Sindh’s education budget stands at Rs 654 billion, marking a substantial 29 per cent increase over the previous year. The split mirrors the Punjab’s, with 85 per cent of the budget allocated to recurrent costs and 15 per cent to development. Notably, Sindh’s development budget has surged by 139 per cent, driven primarily by infrastructure expansion and school rehabilitation. However, budget transparency remains a concern. Over 86 per cent of Sindh’s development allocation is categorised under the generic ‘others’ heading, covering flood recovery, decentralised management and miscellaneous maintenance.

In terms of functional classification, the Punjab allocates nearly 59 per cent of its total education budget to school education, including government institutions and low-cost private providers supported through the PEF and the PEIMA. Higher education absorbs a comparatively modest share, largely for public colleges and administrative costs.

Sindh’s budget reflects a more dispersed allocation structure: 54 per cent supports primary and secondary schooling and 19 per cent goes to higher education. The remaining 27 per cent is distributed across examination boards, teacher training institutes and autonomous bodies. This dispersal of funds across multiple institutions reflects a more decentralised approach but dilutes alignment between fiscal allocations and learning outcomes.

If the Punjab and Sindh are to reposition education as a vehicle for addressing learning poverty, advancing inclusion and enabling economic growth, they must adopt a fiscal strategy anchored in evidence, outcomes and system efficiency. 

Both provinces face a common challenge: structural imbalance between recurrent and development spending; and within development budgets, persistent under-utilisation.

Despite increased development allocations in FY 2023–24, execution remained uneven. The Punjab utilised approximately 75 per cent of its development budget; Sindh spent only 65 per cent, continuing a decade-long trend of underspending. Although the Punjab has shown improved utilisation in recent years, this must be viewed against an earlier history of weak absorption. Sindh, by contrast, has consistently struggled with development execution, with low spending rates reflecting institutional bottlenecks and fragmented planning.

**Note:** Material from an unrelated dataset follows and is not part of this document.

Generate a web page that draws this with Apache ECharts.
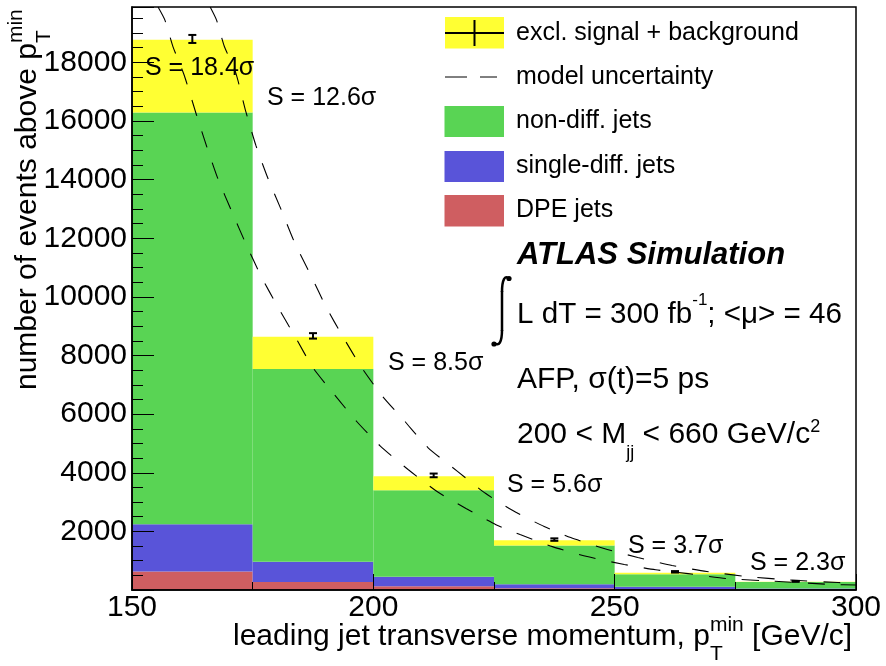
<!DOCTYPE html>
<html><head><meta charset="utf-8">
<script src="https://cdn.jsdelivr.net/npm/echarts@6/dist/echarts.min.js"></script>
<style>html,body{margin:0;padding:0;background:#fff}#c{width:886px;height:666px}</style>
</head><body><div id="c"></div>
<script>
// ---- data ----
const binEdges = [150, 175, 200, 225, 250, 275, 300];
const dpeJets        = [630, 270, 130, 60, 30, 12];
const singleDiffJets = [1610, 690, 320, 140, 80, 38];
const nonDiffJets    = [14050, 6580, 2950, 1320, 430, 220];
const exclSignal     = [2480, 1100, 480, 180, 50, 15];
const dataPoints = [18800, 8670, 3910, 1720, 620, 295];
const dataErrors = [137, 93, 63, 42, 25, 17];
const upperUncX = [166.2,167.5,169.1,171.5,173.6,175.7,178.2,181.0,183.8,187.1,190.2,193.7,197.6,201.8,206.6,211.3,217.5,223.3,228.9,235.4,240.9,247.8,254.8,261.9,269.1,277.4,286.3,296.3,300];
const upperUncY = [19890,19450,18560,17640,16310,15150,14030,12940,11810,10720,9660,8640,7580,6630,5740,4860,4040,3290,2710,2165,1790,1415,1110,835,630,460,340,255,240];
const lowerUncX = [155.4,156.8,158.5,160.8,163.3,165.5,167.8,170.7,173.6,176.7,180.2,183.8,187.5,192.1,196.6,201.4,207.2,213.2,219.2,225.4,230.4,237.1,244.3,252.0,258.5,265.2,273.1,283.0,295.0,300];
const lowerUncY = [19890,19450,18530,17570,16240,15120,14030,12900,11810,10720,9660,8640,7580,6630,5740,4920,4110,3360,2780,2230,1890,1480,1140,870,690,560,390,300,190,170];
const significance = ['S = 18.4σ', 'S = 12.6σ', 'S = 8.5σ', 'S = 5.6σ', 'S = 3.7σ', 'S = 2.3σ'];
const xTicks = [150, 200, 250, 300];
const yMax = 19890;

// ---- colours ----
const C_YEL = '#ffff33', C_GRN = '#59d454', C_BLU = '#5954d9', C_RED = '#cf5e61';
const FONT = '"Liberation Sans", Arial, Helvetica, sans-serif';

function layer(base, vals) { return vals.map((v, i) => [binEdges[i], binEdges[i + 1], base[i], base[i] + v]); }
const zero = dpeJets.map(() => 0);
const L1 = layer(zero, dpeJets);
const L2 = layer(L1.map(d => d[3]), singleDiffJets);
const L3 = layer(L2.map(d => d[3]), nonDiffJets);
const L4 = layer(L3.map(d => d[3]), exclSignal);

function renderBar(params, api) {
  const p0 = api.coord([api.value(0), api.value(3)]);
  const p1 = api.coord([api.value(1), api.value(2)]);
  return { type: 'rect', shape: { x: p0[0], y: p0[1], width: p1[0] - p0[0], height: p1[1] - p0[1] },
    style: { fill: api.visual('color') } };
}
function barSeries(data, color) {
  return { type: 'custom', renderItem: renderBar, data: data, encode: { x: [0, 1], y: [2, 3] },
    itemStyle: { color: color }, silent: true, z: 1, clip: true };
}
const errData = dataPoints.map((v, i) => [(binEdges[i] + binEdges[i + 1]) / 2, v, v - dataErrors[i], v + dataErrors[i]]);
function renderErr(params, api) {
  const x = api.value(0);
  const lo = api.coord([x, api.value(2)]), hi = api.coord([x, api.value(3)]);
  const cx = lo[0], hw = 4;
  const st = { stroke: '#000', lineWidth: 2 };
  return { type: 'group', children: [
    { type: 'line', shape: { x1: cx, y1: lo[1], x2: cx, y2: hi[1] }, style: st },
    { type: 'line', shape: { x1: cx - hw, y1: lo[1], x2: cx + hw, y2: lo[1] }, style: st },
    { type: 'line', shape: { x1: cx - hw, y1: hi[1], x2: cx + hw, y2: hi[1] }, style: st }
  ] };
}
const dash = { color: '#000', width: 1.1, type: [17, 16] };

// ---- text helpers ----
const mctx = document.createElement('canvas').getContext('2d');
function fnt(size, st) { return (st || '') + ' ' + size + 'px ' + FONT; }
function tw(t, font) { mctx.font = font; return mctx.measureText(t).width; }
function T(text, x, y, size, st, extra) {
  return Object.assign({ type: 'text', x: x, y: y, z: 100,
    style: { text: text, x: 0, y: 0, font: fnt(size, st), fill: '#000', textAlign: 'left', align: 'left',
      textVerticalAlign: 'middle', verticalAlign: 'middle' } }, extra || {});
}
function run(x0, yb, pieces, rotated) {
  const out = []; let u = 0;
  function put(p) {
    const font = fnt(p.size, p.st);
    const v = (p.dy || 0) - 0.35 * p.size;
    if (!rotated) out.push(T(p.t, x0 + u, yb + v, p.size, p.st));
    else out.push(T(p.t, x0 + v, yb - u, p.size, p.st, { rotation: Math.PI / 2 }));
    return tw(p.t, font);
  }
  pieces.forEach(p => {
    if (p.stack) { let m = 0; p.stack.forEach(q => { m = Math.max(m, put(q)); }); u += m; }
    else u += put(p);
  });
  return out;
}

const graphics = [];
const sigPos = [[145, 77], [267, 106.7], [388, 372], [507, 494], [628, 555], [750, 571.7]];
significance.forEach((s, i) => graphics.push(T(s, sigPos[i][0], sigPos[i][1] - 8.75, 25)));

// legend
graphics.push({ type: 'rect', z: 100, shape: { x: 445, y: 17, width: 59, height: 31.5 }, style: { fill: C_YEL } });
graphics.push({ type: 'line', z: 101, shape: { x1: 445, y1: 33, x2: 504, y2: 33 }, style: { stroke: '#000', lineWidth: 2 } });
graphics.push({ type: 'line', z: 101, shape: { x1: 474.5, y1: 20, x2: 474.5, y2: 46 }, style: { stroke: '#000', lineWidth: 2 } });
graphics.push({ type: 'line', z: 101, shape: { x1: 445, y1: 77, x2: 467, y2: 77 }, style: { stroke: '#000', lineWidth: 1 } });
graphics.push({ type: 'line', z: 101, shape: { x1: 480, y1: 77, x2: 497, y2: 77 }, style: { stroke: '#000', lineWidth: 1 } });
graphics.push({ type: 'rect', z: 100, shape: { x: 444.5, y: 106, width: 59.5, height: 31 }, style: { fill: C_GRN } });
graphics.push({ type: 'rect', z: 100, shape: { x: 444.5, y: 151, width: 59.5, height: 31 }, style: { fill: C_BLU } });
graphics.push({ type: 'rect', z: 100, shape: { x: 444.5, y: 195, width: 59.5, height: 31.5 }, style: { fill: C_RED } });
const legTexts = ['excl. signal + background', 'model uncertainty', 'non-diff. jets', 'single-diff. jets', 'DPE jets'];
const legY = [33, 77, 121, 166, 210];
legTexts.forEach((t, i) => graphics.push(T(t, 516, legY[i], 25)));

// ATLAS block
graphics.push(T('ATLAS Simulation', 517, 255, 31, 'italic bold'));
const intSt = { stroke: '#000', fill: null, lineWidth: 2.5 };
graphics.push({ type: 'bezierCurve', z: 100, shape: { x1: 509, y1: 279, cpx1: 505, cpy1: 274, cpx2: 502, cpy2: 280, x2: 502, y2: 292 }, style: intSt });
graphics.push({ type: 'line', z: 100, shape: { x1: 502, y1: 291, x2: 502, y2: 331 }, style: intSt });
graphics.push({ type: 'bezierCurve', z: 100, shape: { x1: 502, y1: 330, cpx1: 502, cpy1: 342, cpx2: 499, cpy2: 347, x2: 494, y2: 343 }, style: intSt });
graphics.push({ type: 'circle', z: 100, shape: { cx: 509, cy: 278.5, r: 2.6 }, style: { fill: '#000' } });
graphics.push({ type: 'circle', z: 100, shape: { cx: 494, cy: 344, r: 2.6 }, style: { fill: '#000' } });
run(517, 325, [{ t: 'L dT = 300 fb', size: 29.6 }, { t: '-1', size: 17, dy: -19 }, { t: '; <μ> = 46', size: 29.6 }]).forEach(g => graphics.push(g));
graphics.push(T('AFP, σ(t)=5 ps', 517, 390 - 10.5, 30));
run(517, 445, [{ t: '200 < M', size: 30 }, { t: 'jj', size: 18, dy: 14 }, { t: ' < 660 GeV/c', size: 30 }, { t: '2', size: 18, dy: -12 }]).forEach(g => graphics.push(g));

// axis titles
run(233, 647.7, [{ t: 'leading jet transverse momentum, p', size: 30 }, { stack: [{ t: 'T', size: 21, dy: 14 }, { t: 'min', size: 21, dy: -14.7 }] }, { t: ' [GeV/c]', size: 30 }]).forEach(g => graphics.push(g));
run(38, 390, [{ t: 'number of events above p', size: 30 }, { stack: [{ t: 'T', size: 21, dy: 14 }, { t: 'min', size: 21, dy: -14.7 }] }], true).forEach(g => graphics.push(g));

const chart = echarts.init(document.getElementById('c'), null, { renderer: 'canvas', width: 886, height: 666 });
chart.setOption({
  animation: false,
  backgroundColor: '#fff',
  grid: { left: 132, right: 30, top: 7, bottom: 76, show: true, borderColor: '#000', borderWidth: 1.5, backgroundColor: 'transparent', z: 10 },
  xAxis: { type: 'value', min: 150, max: 300, interval: 50, z: 10,
    axisLine: { show: true, onZero: false, lineStyle: { color: '#000', width: 1.5 } },
    axisTick: { show: true, inside: true, length: 16, lineStyle: { color: '#000', width: 1 } },
    minorTick: { show: true, splitNumber: 2, length: 8, lineStyle: { color: '#000', width: 1 } },
    splitLine: { show: false }, minorSplitLine: { show: false },
    axisLabel: { color: '#000', fontSize: 30, fontFamily: FONT, margin: 3,
      formatter: v => xTicks.indexOf(v) >= 0 ? String(v) : '' } },
  yAxis: { type: 'value', min: 0, max: yMax, interval: 2000, z: 10,
    axisLine: { show: true, onZero: false, lineStyle: { color: '#000', width: 1.5 } },
    axisTick: { show: true, inside: true, length: 22, lineStyle: { color: '#000', width: 1 } },
    minorTick: { show: true, splitNumber: 4, length: 11, lineStyle: { color: '#000', width: 1 } },
    splitLine: { show: false }, minorSplitLine: { show: false },
    axisLabel: { color: '#000', fontSize: 30, fontFamily: FONT, margin: 5,
      formatter: v => (v > 0 && v % 2000 === 0) ? String(v) : '' } },
  series: [
    barSeries(L1, C_RED), barSeries(L2, C_BLU), barSeries(L3, C_GRN), barSeries(L4, C_YEL),
    { type: 'line', data: upperUncX.map((x, i) => [x, upperUncY[i]]), showSymbol: false, smooth: 0.2, lineStyle: dash, z: 3, silent: true },
    { type: 'line', data: lowerUncX.map((x, i) => [x, lowerUncY[i]]), showSymbol: false, smooth: 0.2, lineStyle: dash, z: 3, silent: true },
    { type: 'custom', renderItem: renderErr, data: errData, encode: { x: 0, y: [1, 2, 3] }, z: 4, silent: true }
  ],
  graphic: { elements: graphics }
});
</script></body></html>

These figures highlight a broad governance issue: development allocations have grown faster than the system’s ability to spend them effectively. Delays in fund releases, procurement hurdles and limited project readiness at the district level continue to impede progress. In such a landscape, more money often adds to unspent balances rather than translating into results.

At the same time, the aid landscape is shifting, with traditional development assistance contracting and greater emphasis being placed on domestic resource mobilisation. As fiscal constraints intensify, the efficiency of development spending, not just its quantum, has become an essential priority for both provinces.

The Education Commission underscored a fundamental learning: more money alone won’t fix education, how it’s spent matters just as much. The Punjab and Sindh have initiated promising reforms, including school-based management and early grade interventions. Yet many remain off-budget, donor-dependent or poorly institutionalised. This weakens continuity, reduces visibility in planning cycles and limits long-term impact. Anchoring such reforms within core budgets, with clear lines and performance metrics, can bridge the gap between ambition and delivery. Strategic public spending must evolve from preserving education systems to transforming them, linking every rupee to results that actually improve learning.

The analysis highlights a structural reality: Pakistan’s education budgets are high in volume but weak in precision. Provinces tend to fund systems and institutions, rather than outcomes. Budgeting systems reward expansion in headcount and infrastructure, but not necessarily improvements in learning, inclusion or retention.

If the Punjab and Sindh are to reposition education as a vehicle for addressing learning poverty, advancing inclusion and enabling economic growth, they must adopt a fiscal strategy, anchored in evidence, outcome and system efficiency. This entails several strategic shifts. First, functional allocations should prioritise foundational learning, girls’ education and secondary transitions, using disaggregated data to guide equity-focused planning. Second, development spending needs greater discipline; project pipelines must reflect readiness, phased timelines and clear performance indicators. Linking fund releases to progress and tightening expenditure tracking can reduce delays.

Third, innovative finance, public-private partnerships, education bonds and results-based models can supplement core budgets, but require stronger regulation and institutional capacity. Fourth, embedding learning into budget structures through dedicated provisions for pedagogy, assessments and inclusion can institutionalise reform. Finally, system-wide efficiency must improve. Budgets should be performance-linked, procurement streamlined and coordination across government tiers enhanced. Spending reviews and outcome audits can ensure that investments yield measurable gains in access, equity and learning.

The education budgets of the Punjab and Sindh signal a commitment to maintain education spending amid fiscal headwinds. However, in the current climate, more money will only matter if it is spent more effectively. Without a stronger link between allocations and learning gaps and credible improvements in utilisation these budgets will remain large in size but modest in impact.

The question is no longer whether we are spending enough. It is whether we are spending wisely. To move from access to learning; from policy to performance; and from aspiration to achievement, provinces must now make education budgets not just bigger, but also smarter.

Note: This is the second in a three-part series on education financing. The first examined the federal budget; the next will focus on Khyber Pakhtunkhwa and Balochistan.